# DATA BLOCK start

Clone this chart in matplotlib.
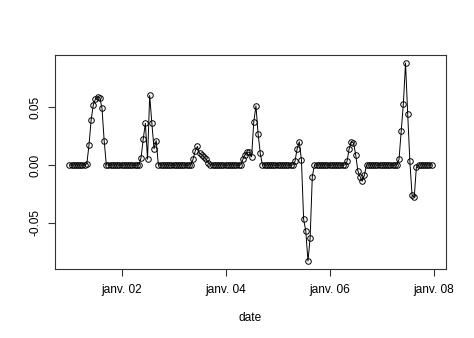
import matplotlib
matplotlib.use('Agg')
import matplotlib.pyplot as plt
import pandas as pd

plt.rcParams['font.family'] = ['Liberation Sans', 'DejaVu Sans']

# hourly series, 1 Jan 00:00 -> 7 Jan 23:00
start = '2000-01-01 00:00'
values = [
    0, 0, 0, 0, 0, 0, 0, 0, 0.001, 0.017, 0.039, 0.052,
    0.057, 0.059, 0.058, 0.049, 0.021, 0, 0, 0, 0, 0, 0, 0,
    0, 0, 0, 0, 0, 0, 0, 0, 0, 0.006, 0.022, 0.036,
    0.005, 0.060, 0.036, 0.014, 0.021, 0, 0, 0, 0, 0, 0, 0,
    0, 0, 0, 0, 0, 0, 0, 0, 0, 0.005, 0.012, 0.016,
    0.010, 0.009, 0.007, 0.005, 0.002, 0, 0, 0, 0, 0, 0, 0,
    0, 0, 0, 0, 0, 0, 0, 0, 0.005, 0.009, 0.011, 0.011,
    0.007, 0.037, 0.051, 0.027, 0.010, 0, 0, 0, 0, 0, 0, 0,
    0, 0, 0, 0, 0, 0, 0, 0, 0.003, 0.014, 0.020, 0.004,
    -0.047, -0.057, -0.083, -0.063, -0.010, 0, 0, 0, 0, 0, 0, 0,
    0, 0, 0, 0, 0, 0, 0, 0, 0.003, 0.014, 0.020, 0.019,
    0.009, -0.005, -0.010, -0.014, -0.009, 0, 0, 0, 0, 0, 0, 0,
    0, 0, 0, 0, 0, 0, 0, 0, 0.005, 0.029, 0.053, 0.088,
    0.044, 0.003, -0.026, -0.028, -0.002, 0, 0, 0, 0, 0, 0, 0,
]
dates = pd.date_range(start, periods=len(values), freq='h')

xtick_dates = ['2000-01-02', '2000-01-04', '2000-01-06', '2000-01-08']
xtick_labels = ['janv. 02', 'janv. 04', 'janv. 06', 'janv. 08']
ytick_values = [-0.05, 0.00, 0.05]
ytick_labels = ['-0.05', '0.00', '0.05']

fig = plt.figure(figsize=(4.74, 3.38), dpi=100)
ax = fig.add_axes([0.116, 0.204, 0.825, 0.633])

ax.plot(dates, values, color='black', lw=0.7, marker='o', markersize=4.0,
        markerfacecolor='none', markeredgecolor='black', markeredgewidth=0.7)

# R style 4% padding
span = dates[-1] - dates[0]
ax.set_xlim(dates[0] - span * 0.04, dates[-1] + span * 0.04)
vmin, vmax = min(values), max(values)
pad = (vmax - vmin) * 0.04
ax.set_ylim(vmin - pad, vmax + pad)

ax.set_xticks(pd.to_datetime(xtick_dates))
ax.set_xticklabels(xtick_labels)
ax.set_yticks(ytick_values)
ax.set_yticklabels(ytick_labels, rotation=90, va='center')

ax.tick_params(axis='both', length=5, width=0.8, labelsize=8.6, color='#333333')
ax.tick_params(axis='x', pad=6)
ax.tick_params(axis='y', pad=5)
for s in ax.spines.values():
    s.set_linewidth(0.8)
    s.set_color('#333333')

ax.set_xlabel('date', fontsize=8.6, labelpad=11)

fig.savefig('out.png', dpi=100)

# DATA BLOCK end

== TASK BRIEF ==
The lines from the top of the data above through the one holding "plt.rcParams['font.family'] = ['Liberation" are to be repeated exactly, and only those, with no pictures.

== CORRECT RESPONSE ==
Clone this chart in matplotlib.
import matplotlib
matplotlib.use('Agg')
import matplotlib.pyplot as plt
import pandas as pd

plt.rcParams['font.family'] = ['Liberation Sans', 'DejaVu Sans']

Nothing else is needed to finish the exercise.